As I have predicted since 2008, real-estate prices continued to increase through 2009 and 2010. However, at the beginning of 2011, there will be some correction of not more than 10 percent. After May, construction and real estate will slowly have healthy growth, particularly in Edmonton, Toronto, Montreal, Calgary, and Saskatchewan, estimated at seven to nine percent, less for B.C., at four to five percent. There will be fewer transactions, particularly for the west side of Vancouver, partly because there are high prices to begin with, but also due to sellers not decreasing prices; therefore, there will be a four-to-five-percent decline in sales.

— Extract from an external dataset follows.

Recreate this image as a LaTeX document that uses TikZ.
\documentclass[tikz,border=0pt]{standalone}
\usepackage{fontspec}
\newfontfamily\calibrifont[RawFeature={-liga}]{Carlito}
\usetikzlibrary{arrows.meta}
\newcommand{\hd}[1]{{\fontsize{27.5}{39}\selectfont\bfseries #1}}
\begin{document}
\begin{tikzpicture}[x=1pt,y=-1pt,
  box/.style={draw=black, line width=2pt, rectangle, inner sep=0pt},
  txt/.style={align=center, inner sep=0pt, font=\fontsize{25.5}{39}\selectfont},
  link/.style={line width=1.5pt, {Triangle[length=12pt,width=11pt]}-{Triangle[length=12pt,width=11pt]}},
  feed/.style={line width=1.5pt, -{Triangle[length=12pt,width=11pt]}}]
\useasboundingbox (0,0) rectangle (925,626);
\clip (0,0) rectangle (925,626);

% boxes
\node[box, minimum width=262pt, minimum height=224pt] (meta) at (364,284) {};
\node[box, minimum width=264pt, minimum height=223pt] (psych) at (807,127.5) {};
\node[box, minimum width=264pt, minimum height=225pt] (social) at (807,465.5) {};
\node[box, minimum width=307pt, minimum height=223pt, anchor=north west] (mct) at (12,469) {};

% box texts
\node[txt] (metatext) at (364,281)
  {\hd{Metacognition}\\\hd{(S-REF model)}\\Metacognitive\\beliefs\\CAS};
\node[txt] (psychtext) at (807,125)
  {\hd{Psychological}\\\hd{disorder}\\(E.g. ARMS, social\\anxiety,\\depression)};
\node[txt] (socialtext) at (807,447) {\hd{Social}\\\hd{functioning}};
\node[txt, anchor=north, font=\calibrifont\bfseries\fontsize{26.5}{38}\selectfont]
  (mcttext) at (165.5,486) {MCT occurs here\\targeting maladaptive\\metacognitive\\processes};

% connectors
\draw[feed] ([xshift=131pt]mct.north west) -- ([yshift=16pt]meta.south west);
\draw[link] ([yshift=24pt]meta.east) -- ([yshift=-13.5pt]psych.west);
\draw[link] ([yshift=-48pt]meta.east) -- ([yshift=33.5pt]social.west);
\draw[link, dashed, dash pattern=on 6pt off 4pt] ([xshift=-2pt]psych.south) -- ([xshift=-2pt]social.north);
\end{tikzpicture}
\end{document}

Conversely, Vancouver’s East Side, Surrey, and Richmond will have more activity, with a four-to-five-percent increase in sales. Realistically, the real-estate market in B.C. is beyond the economic capability of the average person, whose wages are unable to match up. Because of the immigration of affluent people to Greater Vancouver, there will always be people buying, maintaining the high real-estate values. As a result, a correction of even eight percent is significant.
The TSX will have an eight-percent increase, but because the stock market is very unstable, with large fluctuations this year, it is not a good place to invest. This is particularly the case with copper and gold, where on one hand enormous sums of money can be made, and then overnight a person can suffer great financial loss. Rather, consider investing in bonds and the Canadian dollar.

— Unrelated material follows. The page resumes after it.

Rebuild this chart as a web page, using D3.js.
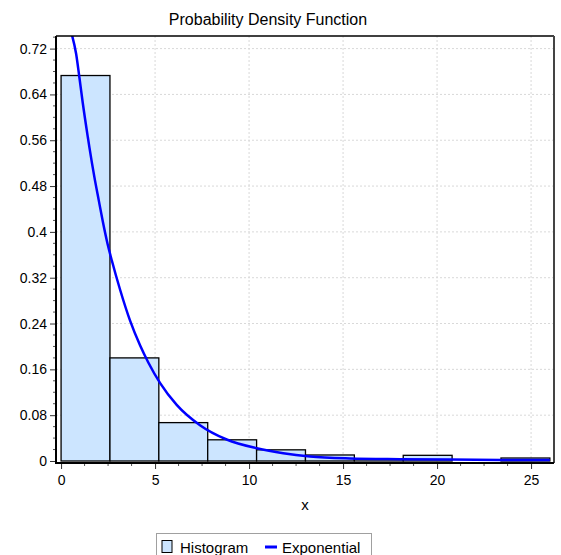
<!DOCTYPE html>
<html>
<head>
<meta charset="utf-8">
<script src="https://cdn.jsdelivr.net/npm/d3@7"></script>
<style>
  html, body { margin: 0; padding: 0; background: #ffffff; }
  svg { display: block; font-family: "Liberation Sans", Arial, sans-serif; }
</style>
</head>
<body>
<div id="chart"></div>
<script>
// Histogram bins (edges) and relative frequencies
const binEdges = [0, 2.6, 5.2, 7.8, 10.4, 13.0, 15.6, 18.2, 20.8, 23.4, 26.0];
const binHeights = [0.673, 0.180, 0.067, 0.037, 0.0195, 0.0105, 0.004, 0.0099, 0, 0.0052];

// Fitted exponential density, sampled along x
const curveX = [0.585, 0.80, 0.973, 1.154, 1.42, 1.505, 1.77, 2.005, 2.22, 2.48, 2.70, 3.14, 3.67, 4.20, 4.64, 5.27, 6.15, 7.39, 8.81, 10.41, 11.82, 13.24, 15.37, 18.03, 20.69, 23.5, 26.0];
const curveY = [0.743, 0.711, 0.670, 0.625, 0.566, 0.548, 0.496, 0.455, 0.418, 0.378, 0.350, 0.299, 0.245, 0.202, 0.172, 0.136, 0.098, 0.0625, 0.0375, 0.0222, 0.0134, 0.0078, 0.0045, 0.0032, 0.0024, 0.0019, 0.0016];

// Axis ticks
const xTicks = [0, 5, 10, 15, 20, 25];
const yTicks = [0, 0.08, 0.16, 0.24, 0.32, 0.4, 0.48, 0.56, 0.64, 0.72];
const yTickLabels = ["0", "0.08", "0.16", "0.24", "0.32", "0.4", "0.48", "0.56", "0.64", "0.72"];

const titleText = "Probability Density Function";
const xTitle = "x";
const legendLabels = ["Histogram", "Exponential"];

const W = 561, H = 555;
const plot = { left: 56, right: 554, top: 36, bottom: 463 };

const svg = d3.select("#chart").append("svg")
  .attr("width", W).attr("height", H);

const x = d3.scaleLinear().domain([-0.27, 26.22]).range([plot.left, plot.right]);
const y = d3.scaleLinear().domain([-0.0035, 0.742]).range([plot.bottom, plot.top]);

// Grid lines (dotted)
const grid = svg.append("g");
grid.selectAll("line.gx").data(xTicks.filter(d => d > 0)).join("line")
  .attr("x1", d => x(d)).attr("x2", d => x(d))
  .attr("y1", plot.top).attr("y2", plot.bottom)
  .attr("stroke", "#d9d9d9").attr("stroke-width", 1).attr("stroke-dasharray", "2,2");
grid.selectAll("line.gy").data(yTicks.filter(d => d > 0)).join("line")
  .attr("x1", plot.left).attr("x2", plot.right)
  .attr("y1", d => y(d)).attr("y2", d => y(d))
  .attr("stroke", "#d9d9d9").attr("stroke-width", 1).attr("stroke-dasharray", "2,2");

// Histogram bars
const bins = binHeights.map((h, i) => ({ x0: binEdges[i], x1: binEdges[i + 1], h }));
svg.append("g").selectAll("rect").data(bins.filter(b => b.h > 0)).join("rect")
  .attr("x", d => x(d.x0))
  .attr("y", d => y(d.h))
  .attr("width", d => x(d.x1) - x(d.x0))
  .attr("height", d => y(0) - y(d.h))
  .attr("fill", "#cce5ff")
  .attr("stroke", "#000000")
  .attr("stroke-width", 1.3);

// Density curve, clipped to the plot area
svg.append("clipPath").attr("id", "plotClip").append("rect")
  .attr("x", plot.left).attr("y", plot.top)
  .attr("width", plot.right - plot.left).attr("height", plot.bottom - plot.top);

const line = d3.line()
  .x(d => x(d[0])).y(d => y(d[1]))
  .curve(d3.curveMonotoneX);
svg.append("path")
  .datum(curveX.map((v, i) => [v, curveY[i]]))
  .attr("clip-path", "url(#plotClip)")
  .attr("d", line)
  .attr("fill", "none")
  .attr("stroke", "#0000ff")
  .attr("stroke-width", 2.5);

// Plot frame
svg.append("line").attr("x1", plot.left).attr("x2", plot.right)
  .attr("y1", plot.top).attr("y2", plot.top)
  .attr("stroke", "#000").attr("stroke-width", 1.5);
svg.append("line").attr("x1", plot.right).attr("x2", plot.right)
  .attr("y1", plot.top).attr("y2", plot.bottom)
  .attr("stroke", "#444").attr("stroke-width", 2);

// Y axis
const yAxis = d3.axisLeft(y).tickValues(yTicks)
  .tickFormat((d, i) => yTickLabels[i]).tickSize(6).tickPadding(3);
const gy = svg.append("g").attr("transform", `translate(${plot.left},0)`).call(yAxis);
gy.select(".domain").remove();
gy.selectAll("text").attr("font-size", 14).attr("fill", "#000").attr("font-family", "'Liberation Sans', Arial, sans-serif");
gy.selectAll(".tick line").attr("stroke", "#333");
const yMinor = d3.range(0, 0.7401, 0.02).filter(v => yTicks.every(t => Math.abs(t - v) > 1e-6));
svg.append("g").selectAll("line").data(yMinor).join("line")
  .attr("x1", plot.left - 3).attr("x2", plot.left)
  .attr("y1", d => y(d)).attr("y2", d => y(d))
  .attr("stroke", "#555").attr("stroke-width", 1);
svg.append("line").attr("x1", plot.left).attr("x2", plot.left)
  .attr("y1", plot.top).attr("y2", plot.bottom + 1)
  .attr("stroke", "#000").attr("stroke-width", 2);

// X axis
const xAxis = d3.axisBottom(x).tickValues(xTicks).tickSize(6).tickPadding(6);
const gx = svg.append("g").attr("transform", `translate(0,${plot.bottom})`).call(xAxis);
gx.select(".domain").remove();
gx.selectAll("text").attr("font-size", 14).attr("fill", "#000").attr("font-family", "'Liberation Sans', Arial, sans-serif");
gx.selectAll(".tick line").attr("stroke", "#333");
const xMinor = d3.range(0, 26.01, 1.25).filter(v => xTicks.every(t => Math.abs(t - v) > 1e-6));
svg.append("g").selectAll("line").data(xMinor).join("line")
  .attr("x1", d => x(d)).attr("x2", d => x(d))
  .attr("y1", plot.bottom).attr("y2", plot.bottom + 3)
  .attr("stroke", "#555").attr("stroke-width", 1);
svg.append("line").attr("x1", plot.left - 1).attr("x2", plot.right)
  .attr("y1", plot.bottom).attr("y2", plot.bottom)
  .attr("stroke", "#000").attr("stroke-width", 2);

// Titles
svg.append("text").attr("x", 268).attr("y", 25).attr("text-anchor", "middle")
  .attr("font-size", 16).attr("fill", "#000").text(titleText);
svg.append("text").attr("x", 305).attr("y", 510).attr("text-anchor", "middle")
  .attr("font-size", 15).attr("fill", "#000").text(xTitle);

// Legend
const lg = svg.append("g");
lg.append("rect").attr("x", 156.5).attr("y", 533.5).attr("width", 215).attr("height", 30)
  .attr("fill", "#fff").attr("stroke", "#a0a0a0").attr("stroke-width", 1);
lg.append("rect").attr("x", 162).attr("y", 540.5).attr("width", 10).attr("height", 12)
  .attr("fill", "#cce5ff").attr("stroke", "#000").attr("stroke-width", 1);
lg.append("text").attr("x", 180).attr("y", 553).attr("font-size", 15).attr("fill", "#000")
  .text(legendLabels[0]);
lg.append("line").attr("x1", 265).attr("x2", 277).attr("y1", 547).attr("y2", 547)
  .attr("stroke", "#0000ff").attr("stroke-width", 3);
lg.append("text").attr("x", 282).attr("y", 553).attr("font-size", 15).attr("fill", "#000")
  .text(legendLabels[1]);
</script>
</body>
</html>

As for federal politics, if there is an election this summer, the Conservatives have a chance at being elected a majority government. In B.C., the New Democratic Party has a good chance at the provincial leadership if there is an election, but regardless of who is in power the HST is here to stay. Even though the GST has decreased two percent since Stephen Harper became prime minister in 2006, all other taxes have gone up, making life very difficult and burdened for Canadians.
Though there will be natural disasters, the Year of the Rabbit will be better than previous years. However, it will continue to be cold, with record low temperatures, so winter preparation is a must. Avalanches, large-scale traffic accidents, forest fires, and fire hazards in the home are a greater concern this year. Safety will be worse this year, with organized crime and youth violence being more serious and prevalent. Fraud, home invasions, and drug-use will continue to increase.
Overall, it won’t be a bad year, and life is what we make of it. If we accept the year as it is and continue to work hard, avoid greed, be ethical, and proceed with good, meticulous plans, this could even be a year of good alongside the bad and mediocre. Grasping the right opportunities in the changing Year of the Rabbit, we even have a chance to finish ahead.